‘Lock the S.O.B.s Up’: Joe Biden and the Era of Mass Incarceration
He now plays down his role overhauling crime laws with segregationist senators in the ’80s and ’90s. That portrayal today is at odds with his actions and rhetoric back then.
WASHINGTON — In September 1994, as President Bill Clinton signed the new Violent Crime Control and Law Enforcement Act in an elaborately choreographed ceremony on the south lawn of the White House, Joseph R. Biden Jr. sat directly behind the president’s lectern, flashing his trademark grin.
For Mr. Clinton, the law was an immediate follow-through on his campaign promise to focus more federal attention on crime prevention. But for Mr. Biden, the moment was the culmination of his decades-long effort to more closely marry the Democratic Party and law enforcement, and to transform the country’s criminal justice system in the process. He had won.

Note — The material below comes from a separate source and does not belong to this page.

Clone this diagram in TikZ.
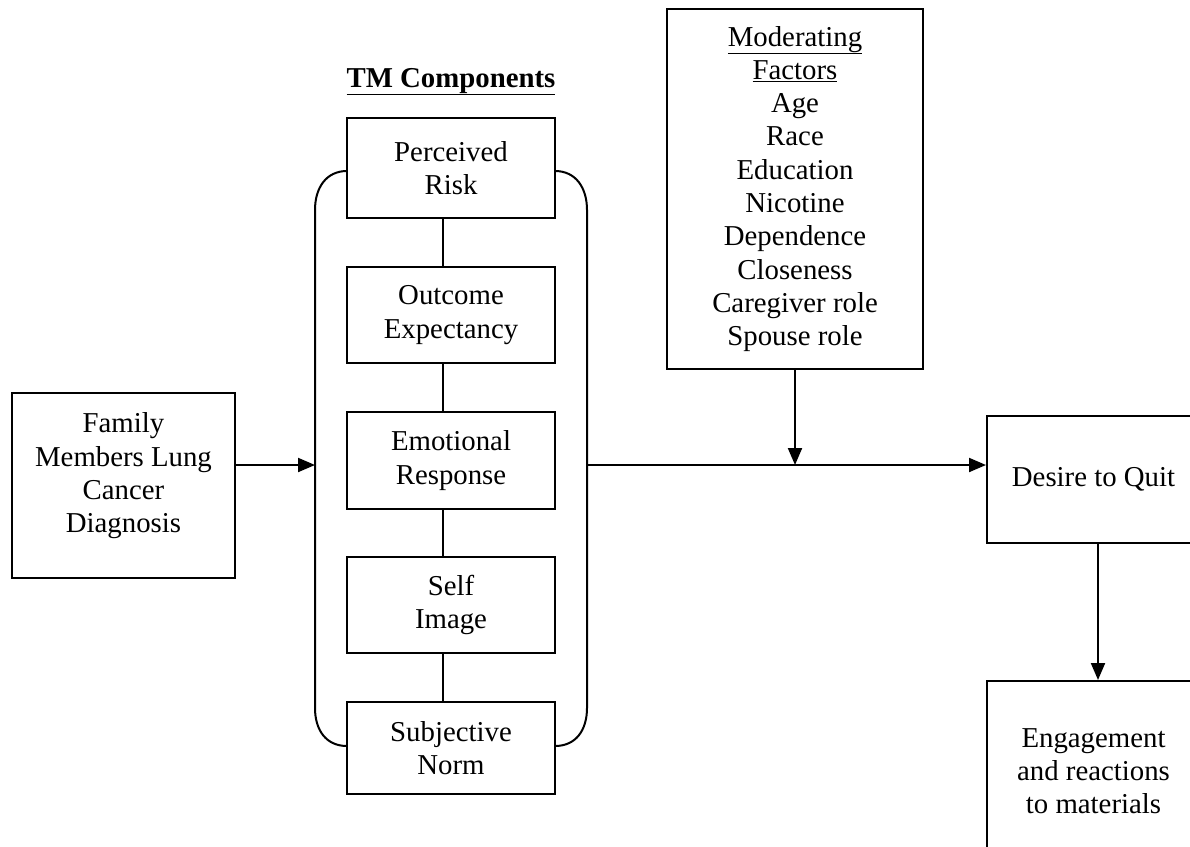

“The truth is,” Mr. Biden had boasted a year earlier in a speech on the Senate floor, “every major crime bill since 1976 that’s come out of this Congress, every minor crime bill, has had the name of the Democratic senator from the State of Delaware: Joe Biden.”
Now, more than 25 years later, as Mr. Biden makes his third run for the White House in a crowded field of Democrats — many calling for ambitious criminal justice reform — he must answer for his role in legislation that criminal justice experts and his critics say helped lay the groundwork for the mass incarceration that has devastated America’s black communities. That he worked with segregationists to write the bills — an issue that recently dominated the political news and seems likely to resurface in Mr. Biden’s first debate on Thursday — has only added to his challenge.
Mr. Biden apologized in January for portions of his anti-crime legislation, but he has largely tried to play down his involvement, saying in April that he “got stuck with” shepherding the bills because he was chairman of the Senate Judiciary Committee. But an examination of his record — based on newly obtained documents and interviews with nearly two dozen longtime Biden contemporaries in Washington and Delaware — indicates that Mr. Biden’s current characterization of his role is in many ways at odds with his own actions and rhetoric.